Stock Market

Dow, S&P 500, Nasdaq Slip; Tesla, Nvidia, AMD, Super Micro, More Movers; Trump Tariffs Uncertainty


The stock market fell again on Thursday as Wall Street continued to sell riskier technology and consumer discretionary stocks in the wake of some weaker labor market data.

The Dow Jones Industrial Average fell 397 points, or 0.8%. The S&P 500 was down 1.1%. The Nasdaq Composite dropped 1.9%.

Instead of tech stocks, traders were buying bonds. The yield on the 2-year Treasury note dropped to 3.56%, while the 10-year yield was down to 4.09%. The 30-year dropped to 4.69%.

With the government still shut down, Wall Street is turning to private data providers for updates on the economy. The latest was Revlio Labs, a workforce intelligence firm, which estimated the U.S. lost 9,100 nonfarm jobs in October.

Mizuho’s Daniel O’Regan tells Barron’s that the latest Challenger, Gray & Christmas data on layoffs, which rose a 183% monthly rate to 153,074 job cuts in October, was also being used by stock market bears to argue the labor market is cooling.

“At the same time, technology stocks like AMD, Oracle, and software names are under pressure, and popular retail and speculative ‘meme’ stocks, including crypto miners and AI power companies, are also struggling,” O’Regan says.

Still, he did note volume earlier in the morning was low, so determining whether the market’s moves today were driven by active managers or just selling by retail and quantitative traders is difficult to confirm.

Daniel Skelly, head of Morgan Stanley’s wealth management market research and strategy team, writes that fewer than 45% of S&P 500 stocks are trading above their 50-day moving averages.
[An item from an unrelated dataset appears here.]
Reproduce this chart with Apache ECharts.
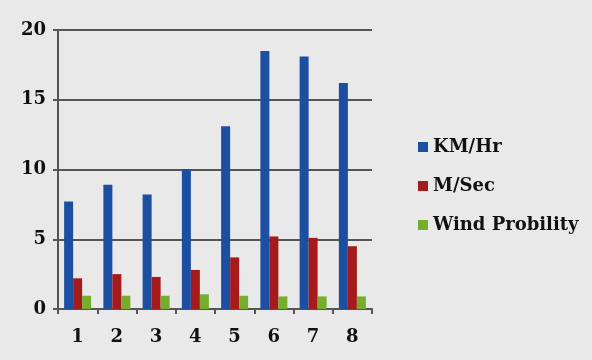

He says the recent pullback in AI stocks has highlighted “the narrow nature of the market rally.”

“But aside from the reality that pullbacks are inevitable even during the strongest trends, concerns of an ‘AI implosion’ remain overblown,” Skelly writes. “That’s not to say a larger downturn can’t happen, or that certain stocks haven’t gotten overbid. But the longer-term AI story is intact, and it revolves around a well-financed core of large AI spenders backed by strong earnings and 30 years of proven leadership over multiple tech cycles, including the Internet, the mobile phone era, e-commerce, cloud computing, and now AI.”